Pro tip to anyone dealing with a hater and berater who’s hell-bent on buying your product or service: Do whatever it takes to identify them early, then decline, block, or reject their purchase. They’re likely to be far more trouble than they’re worth. What’s even worse is that in my own experience, politely declining their request to purchase your product or service often makes them want it that much more!
So many marketing gurus focus on overcoming objections, implying that a salesperson’s job is to turn every doubt, question, or “no” into a “heck yes” and a sale. Personally, I disagree. While I understanding overcoming objections that may be due to a misunderstanding or misinformation (or missing information) about a product or service, I don’t aim to be in the business of twisting arms, begging for sales, or making promises or assertions my company can’t keep. It’s not worth the money because it likely won’t last, and if it does, the reputational damage to follow will cost far more to repair.
Simply put, if a customer needs ten rounds of convincing, asks 358 questions, and requests hour-long phone calls with the company’s founder, that may be an indication that they aren’t quite ready to buy your product or service. If you cater to their every inquiry and spend hours replying to those emails, messages, and phone calls, you may just outspend what they’d be worth to you in the hours spent coaxing them into buying.
The solution? Be direct, blunt, and honest about what you offer, what you don’t, and whether or not they’re a good fit. If they’re starting to drain your company’s resources before swiping a credit card, politely send them on their way and avoid the future hassle.
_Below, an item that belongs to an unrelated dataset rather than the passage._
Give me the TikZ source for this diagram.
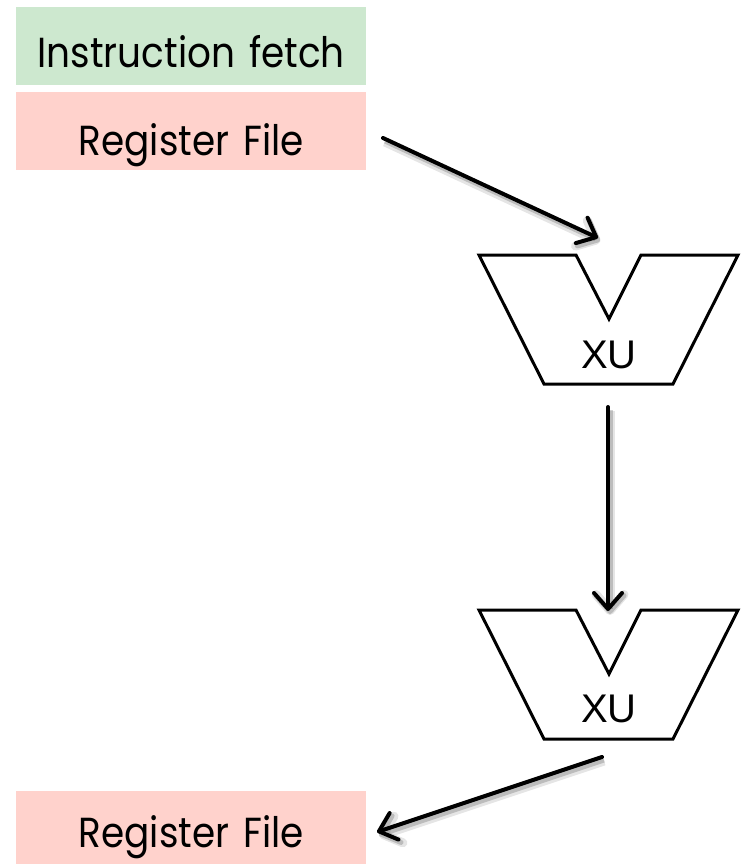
\documentclass[tikz,border=0pt]{standalone}
\usepackage{fontspec}
\usetikzlibrary{arrows.meta}
\newfontfamily\stagefont[FakeStretch=0.89]{Poppins}
\newfontfamily\unitfont{Liberation Sans}
\definecolor{fetchgreen}{RGB}{205,232,207}
\definecolor{regpink}{RGB}{255,210,204}
\tikzset{
  stagebox/.style={rectangle, inner sep=0pt, text width=350pt, align=center,
    anchor=north west, font=\stagefont\fontsize{42}{46}\selectfont},
  unitshape/.style={draw=black, line width=3pt, line join=miter, fill=white},
  unitlabel/.style={anchor=base, inner sep=0pt, font=\unitfont\fontsize{40}{44}\selectfont},
  flow/.style={line width=4pt, line cap=round,
    -{Straight Barb[length=16pt, width=28pt, line cap=round, line join=round]},
    preaction={draw=black, opacity=0.10, line width=9pt,
      transform canvas={shift={(2pt,-4pt)}}},
    preaction={draw=black, opacity=0.18, line width=5pt,
      transform canvas={shift={(2pt,-3pt)}}}},
}
\begin{document}
\begin{tikzpicture}[x=1pt, y=-1pt]
  \useasboundingbox (0,0) rectangle (746,864);

  % pipeline stages on the left
  \node[stagebox, fill=fetchgreen, text height=60pt, text depth=18pt]
    (fetch) at (16,7) {Instruction fetch};
  \node[stagebox, fill=regpink, text height=63pt, text depth=15pt]
    (rfread) at (16,92) {Register File};
  \node[stagebox, fill=regpink, text height=56pt, text depth=22pt]
    (rfwrite) at (16,791) {Register File};

  % first execution unit
  \draw[unitshape] (479,255) -- (576,255) -- (609,319) -- (641,255) -- (738,255)
    -- (673,384) -- (544,384) -- cycle;
  \node[unitlabel] (xu1) at (609,368) {XU};

  % second execution unit
  \draw[unitshape] (479,610) -- (576,610) -- (609,674) -- (641,610) -- (738,610)
    -- (673,739) -- (544,739) -- cycle;
  \node[unitlabel] (xu2) at (609,722) {XU};

  % connector end points
  \coordinate (a1s) at (383,138);
  \coordinate (a1e) at (598,238);
  \coordinate (a2s) at (608,407);
  \coordinate (a2e) at (608,611);
  \coordinate (a3s) at (602,757);
  \coordinate (a3e) at (377,832);

  \draw[flow] (a1s) -- (a1e);
  \draw[flow] (a2s) -- (a2e);
  \draw[flow] (a3s) -- (a3e);
\end{tikzpicture}
\end{document}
There are hungrier fish in the sea ready to happily bite, chew, and swallow whatever you’re offering.
A lot of people are wary of businesses that advertise online, assuming they might be scammers with fly-by-night operations stealing your money and disappearing forever. In case you were unaware, the reverse exists, too — and entrepreneurs who deal with a large enough sample size of customers may one day encounter it: premediated customer scammers.
You know these people exist, and while karma may be coming their way, it could take a long while. In the meantime, they’ll be requesting refunds on perfectly good products, buying items they claim they never got, disputing transactions for services they’ve already enjoyed, and otherwise taking advantage of your products or services without paying the price.
These people believe they can win any battle or dispute if they make enough noise, shirking refund policies and assuming their bank, customer service, and Amazon (or any other marketplace that offers lenient refunds) is always on their side. These people have no conscience, and while they think they’ll always win, you don’t have to let them.
The first way to avoid falling prey to the customer scammer fate is to set clear, prominent, non-negotiable policies around services, guarantees, warrantees, refunds, and returns. The second is to keep clear documentation of every step of the customer purchase, delivery, receipt, and utility process, from tracking numbers to shipment notifications to time-stamped proof of receipt and use of digital products and services. This type of documentation can save your company from scammers’ baseless claims and keep you on the winning end, clawing back every dollar they attempted to siphon away.
If you aren’t keeping these policies clear and prominent and these customer proof records on hand, you can only blame yourself if a dispute or refund request doesn’t go your way.